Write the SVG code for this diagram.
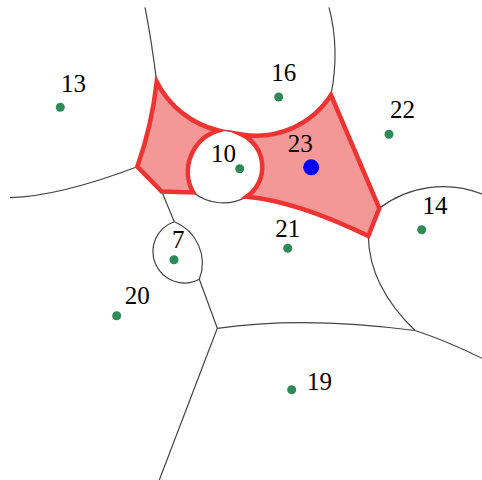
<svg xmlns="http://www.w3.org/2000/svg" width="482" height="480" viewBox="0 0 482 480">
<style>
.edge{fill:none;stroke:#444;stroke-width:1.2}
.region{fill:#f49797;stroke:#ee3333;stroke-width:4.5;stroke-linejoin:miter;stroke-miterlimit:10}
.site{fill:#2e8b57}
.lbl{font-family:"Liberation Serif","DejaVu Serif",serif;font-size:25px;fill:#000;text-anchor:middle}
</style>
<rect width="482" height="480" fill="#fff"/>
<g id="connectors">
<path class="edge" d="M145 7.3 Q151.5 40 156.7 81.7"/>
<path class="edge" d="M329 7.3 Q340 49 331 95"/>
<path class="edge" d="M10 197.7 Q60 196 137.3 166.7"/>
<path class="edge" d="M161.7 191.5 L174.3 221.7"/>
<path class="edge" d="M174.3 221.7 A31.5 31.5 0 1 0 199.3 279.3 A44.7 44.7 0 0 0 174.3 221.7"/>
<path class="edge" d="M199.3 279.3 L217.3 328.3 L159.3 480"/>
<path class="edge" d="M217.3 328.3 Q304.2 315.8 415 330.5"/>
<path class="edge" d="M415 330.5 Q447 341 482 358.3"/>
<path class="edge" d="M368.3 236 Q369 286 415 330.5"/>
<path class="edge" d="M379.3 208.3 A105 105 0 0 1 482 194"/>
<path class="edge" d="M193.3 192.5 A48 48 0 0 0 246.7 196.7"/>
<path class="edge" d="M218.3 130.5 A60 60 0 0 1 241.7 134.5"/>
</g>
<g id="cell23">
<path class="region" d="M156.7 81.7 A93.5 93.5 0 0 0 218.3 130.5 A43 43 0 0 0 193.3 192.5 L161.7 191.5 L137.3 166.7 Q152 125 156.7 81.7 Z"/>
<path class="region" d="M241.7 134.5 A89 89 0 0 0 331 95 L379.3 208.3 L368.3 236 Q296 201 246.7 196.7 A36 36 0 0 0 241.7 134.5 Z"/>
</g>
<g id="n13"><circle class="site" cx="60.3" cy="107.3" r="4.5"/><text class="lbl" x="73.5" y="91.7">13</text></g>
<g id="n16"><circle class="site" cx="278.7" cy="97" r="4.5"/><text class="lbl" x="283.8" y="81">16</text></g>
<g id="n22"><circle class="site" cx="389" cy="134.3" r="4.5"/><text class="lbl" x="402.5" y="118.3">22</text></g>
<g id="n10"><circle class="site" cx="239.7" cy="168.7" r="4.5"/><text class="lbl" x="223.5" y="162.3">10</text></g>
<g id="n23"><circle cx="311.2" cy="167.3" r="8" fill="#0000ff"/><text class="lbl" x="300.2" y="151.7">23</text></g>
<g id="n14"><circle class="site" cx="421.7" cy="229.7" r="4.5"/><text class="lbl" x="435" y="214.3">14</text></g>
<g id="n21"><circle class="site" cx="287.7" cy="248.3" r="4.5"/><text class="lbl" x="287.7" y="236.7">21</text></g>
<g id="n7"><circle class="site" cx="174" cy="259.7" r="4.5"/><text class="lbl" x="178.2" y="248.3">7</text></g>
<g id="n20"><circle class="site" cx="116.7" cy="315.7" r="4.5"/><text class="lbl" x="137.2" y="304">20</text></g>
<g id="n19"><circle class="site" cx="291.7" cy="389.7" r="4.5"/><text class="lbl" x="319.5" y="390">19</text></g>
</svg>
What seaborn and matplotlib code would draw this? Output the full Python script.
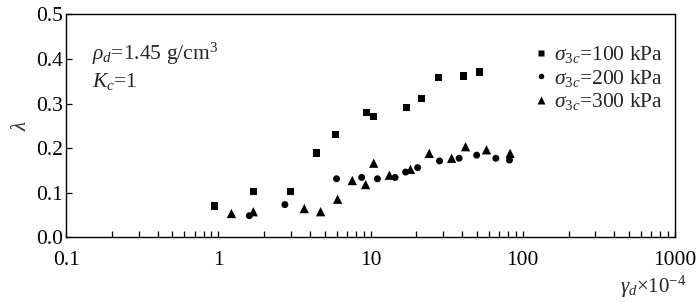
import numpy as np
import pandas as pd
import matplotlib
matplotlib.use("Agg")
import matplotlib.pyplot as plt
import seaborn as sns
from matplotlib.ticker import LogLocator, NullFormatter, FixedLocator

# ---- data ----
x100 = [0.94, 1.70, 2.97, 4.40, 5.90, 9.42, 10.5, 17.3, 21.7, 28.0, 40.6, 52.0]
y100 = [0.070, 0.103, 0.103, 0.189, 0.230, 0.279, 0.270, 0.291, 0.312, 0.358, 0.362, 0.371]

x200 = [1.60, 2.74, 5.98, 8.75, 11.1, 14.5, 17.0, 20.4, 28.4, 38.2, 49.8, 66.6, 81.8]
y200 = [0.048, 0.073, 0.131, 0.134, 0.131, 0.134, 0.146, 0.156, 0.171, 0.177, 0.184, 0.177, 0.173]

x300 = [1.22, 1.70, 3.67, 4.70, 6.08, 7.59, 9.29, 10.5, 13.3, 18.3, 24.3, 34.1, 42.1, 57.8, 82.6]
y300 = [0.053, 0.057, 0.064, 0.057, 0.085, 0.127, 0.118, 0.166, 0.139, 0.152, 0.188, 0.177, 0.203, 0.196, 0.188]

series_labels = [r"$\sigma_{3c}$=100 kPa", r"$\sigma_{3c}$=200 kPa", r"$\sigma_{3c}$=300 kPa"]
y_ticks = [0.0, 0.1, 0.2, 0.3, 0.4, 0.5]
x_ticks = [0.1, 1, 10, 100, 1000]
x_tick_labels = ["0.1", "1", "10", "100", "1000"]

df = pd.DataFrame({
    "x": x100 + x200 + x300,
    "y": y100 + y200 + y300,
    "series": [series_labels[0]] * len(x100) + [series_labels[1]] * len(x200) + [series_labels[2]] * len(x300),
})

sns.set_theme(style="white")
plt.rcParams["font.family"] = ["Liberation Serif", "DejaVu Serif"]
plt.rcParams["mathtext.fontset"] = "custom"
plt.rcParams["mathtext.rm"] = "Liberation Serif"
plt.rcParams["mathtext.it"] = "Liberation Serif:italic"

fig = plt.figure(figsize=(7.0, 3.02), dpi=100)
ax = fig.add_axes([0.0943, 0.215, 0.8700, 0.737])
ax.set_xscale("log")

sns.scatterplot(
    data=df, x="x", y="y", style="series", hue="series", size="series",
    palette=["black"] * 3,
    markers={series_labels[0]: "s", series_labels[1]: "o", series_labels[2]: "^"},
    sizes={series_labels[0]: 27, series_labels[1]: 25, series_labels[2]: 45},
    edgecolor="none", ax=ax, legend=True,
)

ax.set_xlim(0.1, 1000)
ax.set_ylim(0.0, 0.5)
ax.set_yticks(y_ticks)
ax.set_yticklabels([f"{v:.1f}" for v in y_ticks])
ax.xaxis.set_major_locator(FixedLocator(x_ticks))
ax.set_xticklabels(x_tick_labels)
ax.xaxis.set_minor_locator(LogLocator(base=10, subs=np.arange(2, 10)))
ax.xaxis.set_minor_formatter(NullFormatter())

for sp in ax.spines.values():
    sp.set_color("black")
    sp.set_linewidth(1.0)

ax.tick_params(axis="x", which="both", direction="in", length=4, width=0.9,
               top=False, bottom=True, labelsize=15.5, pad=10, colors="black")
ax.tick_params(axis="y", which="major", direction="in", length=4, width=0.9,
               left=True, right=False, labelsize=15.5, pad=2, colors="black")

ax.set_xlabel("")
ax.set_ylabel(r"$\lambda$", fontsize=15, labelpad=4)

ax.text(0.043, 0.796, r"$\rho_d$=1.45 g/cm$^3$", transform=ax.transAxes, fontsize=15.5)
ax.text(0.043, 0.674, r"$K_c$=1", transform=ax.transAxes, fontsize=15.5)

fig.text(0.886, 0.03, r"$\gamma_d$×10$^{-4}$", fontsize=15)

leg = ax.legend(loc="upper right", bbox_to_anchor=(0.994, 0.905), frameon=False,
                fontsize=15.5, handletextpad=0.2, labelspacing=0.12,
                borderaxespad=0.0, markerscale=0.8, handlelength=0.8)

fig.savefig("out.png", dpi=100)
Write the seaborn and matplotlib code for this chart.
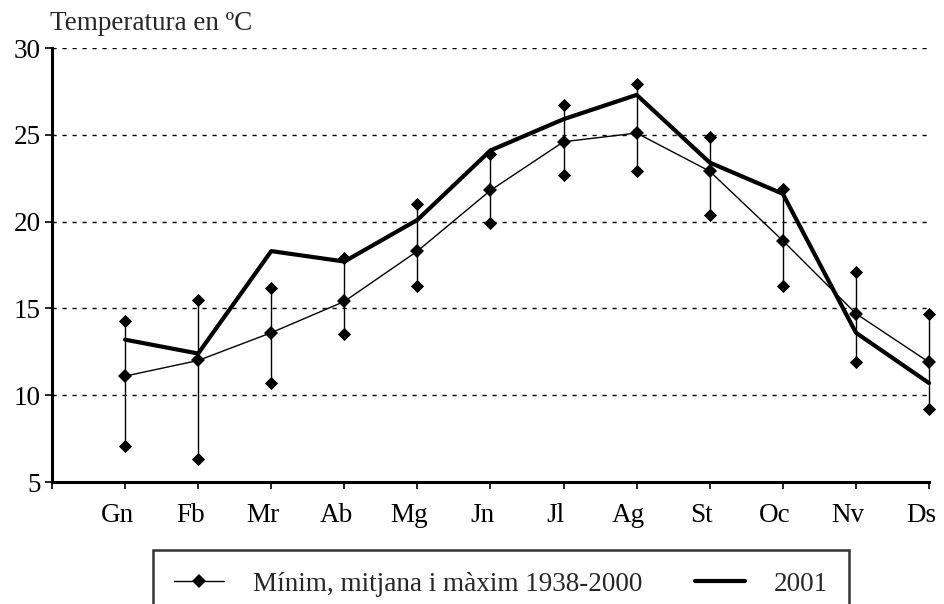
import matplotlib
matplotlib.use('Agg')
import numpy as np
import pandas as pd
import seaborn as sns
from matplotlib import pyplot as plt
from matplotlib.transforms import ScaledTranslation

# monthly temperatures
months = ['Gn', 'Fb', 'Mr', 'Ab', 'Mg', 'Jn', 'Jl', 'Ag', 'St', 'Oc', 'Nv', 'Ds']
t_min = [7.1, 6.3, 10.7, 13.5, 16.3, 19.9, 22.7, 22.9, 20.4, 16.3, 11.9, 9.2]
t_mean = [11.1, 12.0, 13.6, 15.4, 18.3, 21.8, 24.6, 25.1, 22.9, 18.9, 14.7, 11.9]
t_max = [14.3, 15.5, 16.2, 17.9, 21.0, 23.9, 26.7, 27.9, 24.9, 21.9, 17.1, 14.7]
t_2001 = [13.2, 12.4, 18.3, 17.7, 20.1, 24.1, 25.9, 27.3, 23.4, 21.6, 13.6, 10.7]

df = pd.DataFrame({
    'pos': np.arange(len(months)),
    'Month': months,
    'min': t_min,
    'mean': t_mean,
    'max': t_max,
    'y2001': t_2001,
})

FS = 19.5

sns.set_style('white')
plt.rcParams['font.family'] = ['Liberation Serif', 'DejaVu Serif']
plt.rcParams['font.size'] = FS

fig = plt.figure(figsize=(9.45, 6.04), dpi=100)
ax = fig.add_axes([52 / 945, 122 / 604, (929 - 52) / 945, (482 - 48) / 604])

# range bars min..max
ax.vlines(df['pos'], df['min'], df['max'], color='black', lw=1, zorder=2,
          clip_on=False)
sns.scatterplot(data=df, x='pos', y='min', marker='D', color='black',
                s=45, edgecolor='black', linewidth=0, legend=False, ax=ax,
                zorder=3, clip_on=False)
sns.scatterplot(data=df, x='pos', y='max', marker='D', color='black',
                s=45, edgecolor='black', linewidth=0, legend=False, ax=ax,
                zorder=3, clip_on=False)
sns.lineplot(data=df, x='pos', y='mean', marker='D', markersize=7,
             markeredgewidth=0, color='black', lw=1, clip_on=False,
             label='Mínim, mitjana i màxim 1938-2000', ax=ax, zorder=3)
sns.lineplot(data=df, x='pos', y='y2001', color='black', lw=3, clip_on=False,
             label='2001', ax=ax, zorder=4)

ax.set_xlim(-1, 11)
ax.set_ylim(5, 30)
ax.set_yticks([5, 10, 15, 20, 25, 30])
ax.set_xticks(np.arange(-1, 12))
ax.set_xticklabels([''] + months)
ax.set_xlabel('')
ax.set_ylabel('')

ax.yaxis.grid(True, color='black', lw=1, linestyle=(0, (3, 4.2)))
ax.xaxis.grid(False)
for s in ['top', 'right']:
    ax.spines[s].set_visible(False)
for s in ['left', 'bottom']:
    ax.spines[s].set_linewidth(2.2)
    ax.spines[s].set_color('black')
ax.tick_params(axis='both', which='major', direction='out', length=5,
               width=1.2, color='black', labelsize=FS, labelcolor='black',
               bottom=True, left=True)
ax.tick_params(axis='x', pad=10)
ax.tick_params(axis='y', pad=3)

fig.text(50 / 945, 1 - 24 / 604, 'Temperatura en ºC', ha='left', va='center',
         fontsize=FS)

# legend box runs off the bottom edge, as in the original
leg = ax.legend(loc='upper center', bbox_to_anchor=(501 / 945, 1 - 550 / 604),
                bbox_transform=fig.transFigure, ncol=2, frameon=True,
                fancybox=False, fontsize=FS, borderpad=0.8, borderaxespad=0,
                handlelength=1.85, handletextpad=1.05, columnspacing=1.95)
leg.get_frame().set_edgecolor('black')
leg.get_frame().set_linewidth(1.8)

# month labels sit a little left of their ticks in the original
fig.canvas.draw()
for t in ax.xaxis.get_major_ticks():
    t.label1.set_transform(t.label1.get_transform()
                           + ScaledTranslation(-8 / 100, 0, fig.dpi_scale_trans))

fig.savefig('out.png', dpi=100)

----

» **WHAT TO PRODUCE**: Take only the lines above from the one that has "Write the seaborn" through the one that has "ax = fig.add_axes([52" and reproduce them exactly, omitting any pictures.

» **FINISHED EXERCISE**:
Write the seaborn and matplotlib code for this chart.
import matplotlib
matplotlib.use('Agg')
import numpy as np
import pandas as pd
import seaborn as sns
from matplotlib import pyplot as plt
from matplotlib.transforms import ScaledTranslation

# monthly temperatures
months = ['Gn', 'Fb', 'Mr', 'Ab', 'Mg', 'Jn', 'Jl', 'Ag', 'St', 'Oc', 'Nv', 'Ds']
t_min = [7.1, 6.3, 10.7, 13.5, 16.3, 19.9, 22.7, 22.9, 20.4, 16.3, 11.9, 9.2]
t_mean = [11.1, 12.0, 13.6, 15.4, 18.3, 21.8, 24.6, 25.1, 22.9, 18.9, 14.7, 11.9]
t_max = [14.3, 15.5, 16.2, 17.9, 21.0, 23.9, 26.7, 27.9, 24.9, 21.9, 17.1, 14.7]
t_2001 = [13.2, 12.4, 18.3, 17.7, 20.1, 24.1, 25.9, 27.3, 23.4, 21.6, 13.6, 10.7]

df = pd.DataFrame({
    'pos': np.arange(len(months)),
    'Month': months,
    'min': t_min,
    'mean': t_mean,
    'max': t_max,
    'y2001': t_2001,
})

FS = 19.5

sns.set_style('white')
plt.rcParams['font.family'] = ['Liberation Serif', 'DejaVu Serif']
plt.rcParams['font.size'] = FS

fig = plt.figure(figsize=(9.45, 6.04), dpi=100)
ax = fig.add_axes([52 / 945, 122 / 604, (929 - 52) / 945, (482 - 48) / 604])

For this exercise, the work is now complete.